The Potomac Nationals (Carolina), who set the Internet ablaze this offseason with their Bryce Harper Gobblehead—which depicts Washington’s star outfielder as a turkey to celebrate the halfway mark to Thanksgiving—say their process for coming up with new ideas is freewheeling and goes on all season and offseason.
“We’re really always brainstorming,” said Arthur Bouvier, the team’s assistant general manager and director of stadium operations. “Something random might pop into someone’s head and we’ll throw out the idea and it kind of snowballs until we end up having a promo meeting in the offseason.”

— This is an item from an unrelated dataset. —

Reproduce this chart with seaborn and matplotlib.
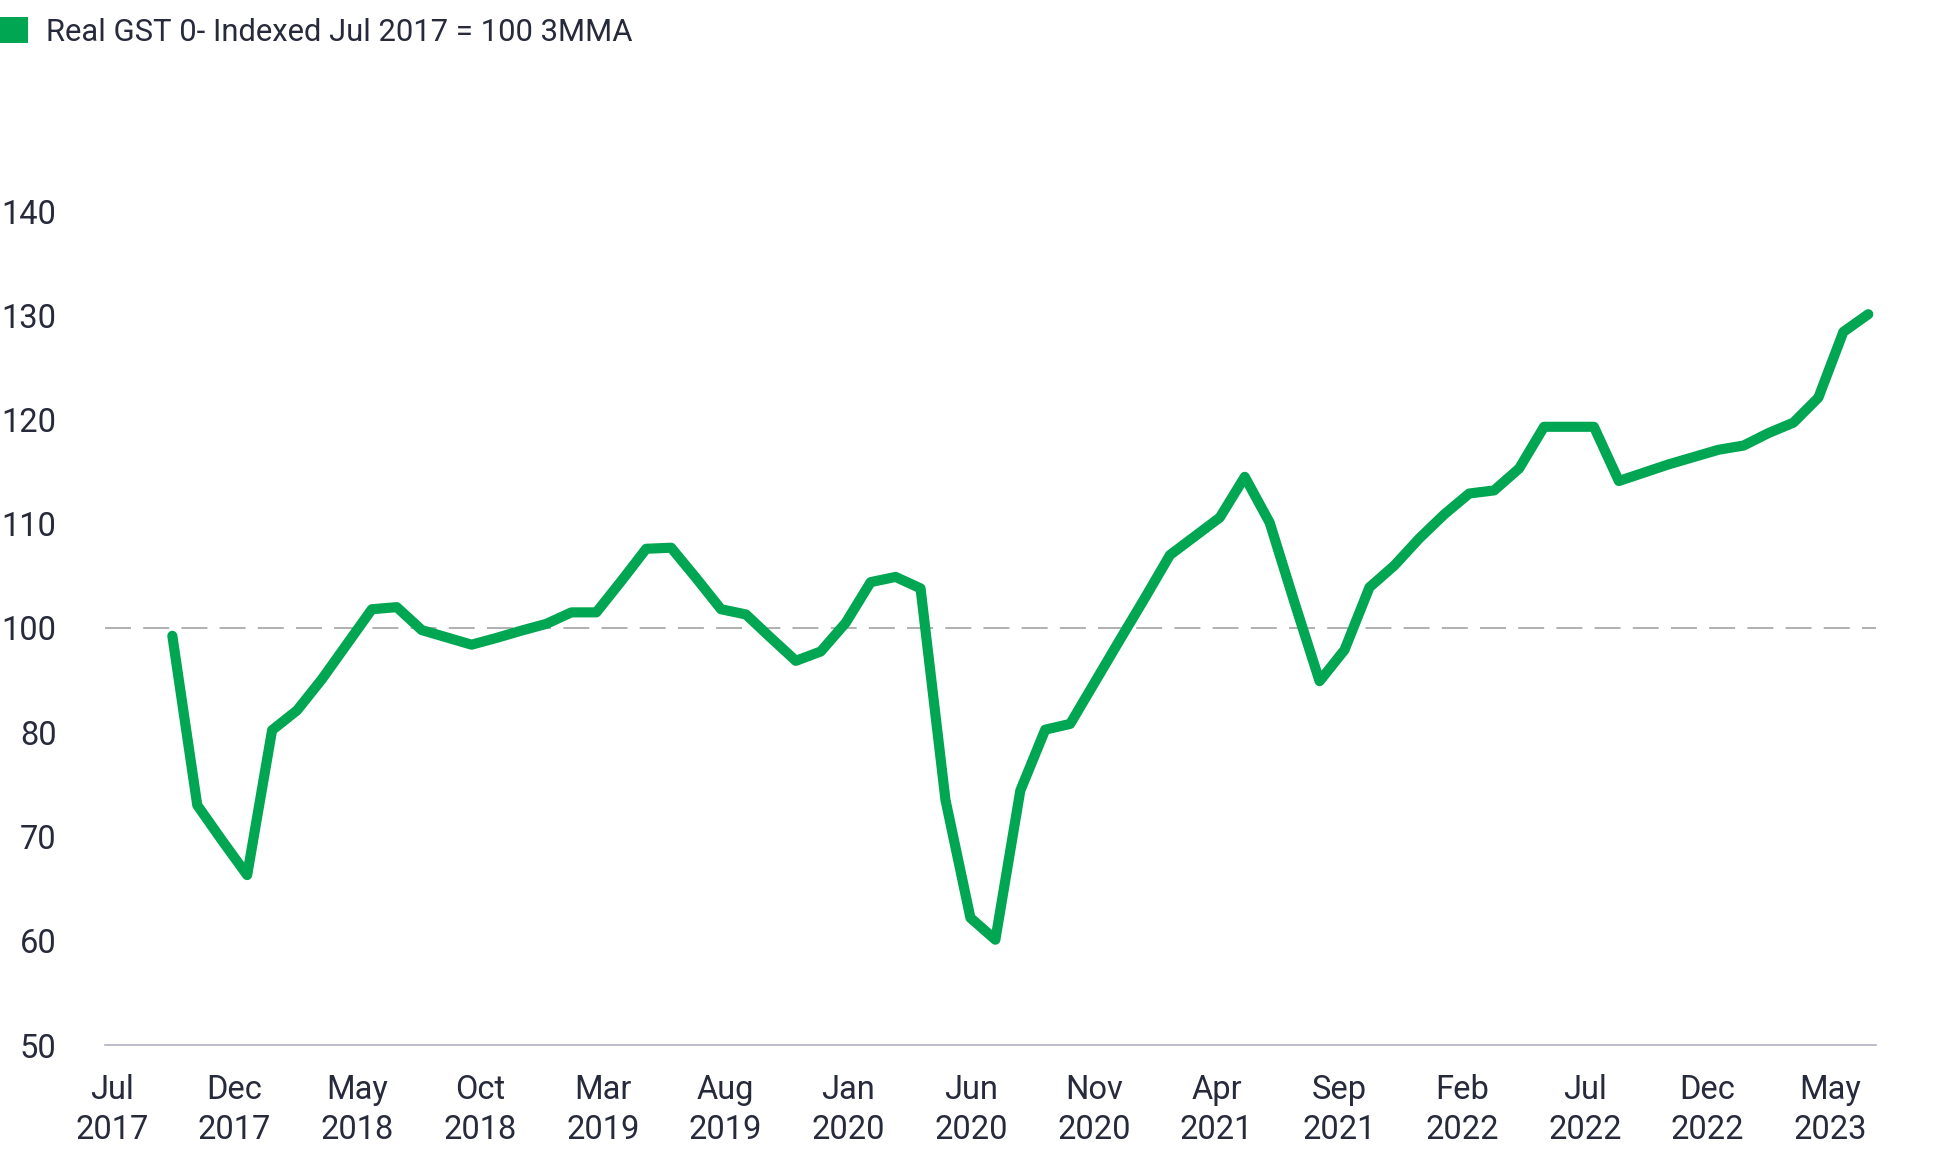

Bouvier says the P-Nats keep an informal log of their ideas and then start to finalize a list during their promotional meetings. Once the final list is decided, the team can get to work rendering images to give to their vendor, Success Promotions, which can then begin the process of making the franchise’s ideas into a reality.
Ideally, Potomac’s ideas will go to Success Promotions in December in order to accommodate the roughly four months required to turn around the product before the season.
What’s Next?
As the years go by, minor league promotional teams will continue to wrack their brains every offseason to up the ante and keep their names in the news and on the top of trending algorithms everywhere. Coming up with new ideas for bobbleheads (and all other promotions) that make waves both locally and nationally is still job one.
“We, as a part of our marketing department, have become more like a modern ad agency,” Hansen said. “We’re doing a lot of this stuff ourselves and we’re having focus groups and we’re constantly keeping our fingers on the pulse of everything that is trending. From trending food to pop culture references, our marketing department is pretty savvy, at least with what’s going to resonate with central California . . . That’s our first priority: We try to see what’s going to resonate here first and we’ve just been lucky that the promotions we’ve put out and resonate well here can resonate well nationally.”
Even with all the innovations in the minor leagues in the 21st century, no one has found a way to beat bobbleheads.
“People always ask us, what’s the next big thing, and I always say, ‘There is no next big thing,’ ” Goldenberg said. “Bobbleheads continue to be big 20 years later.”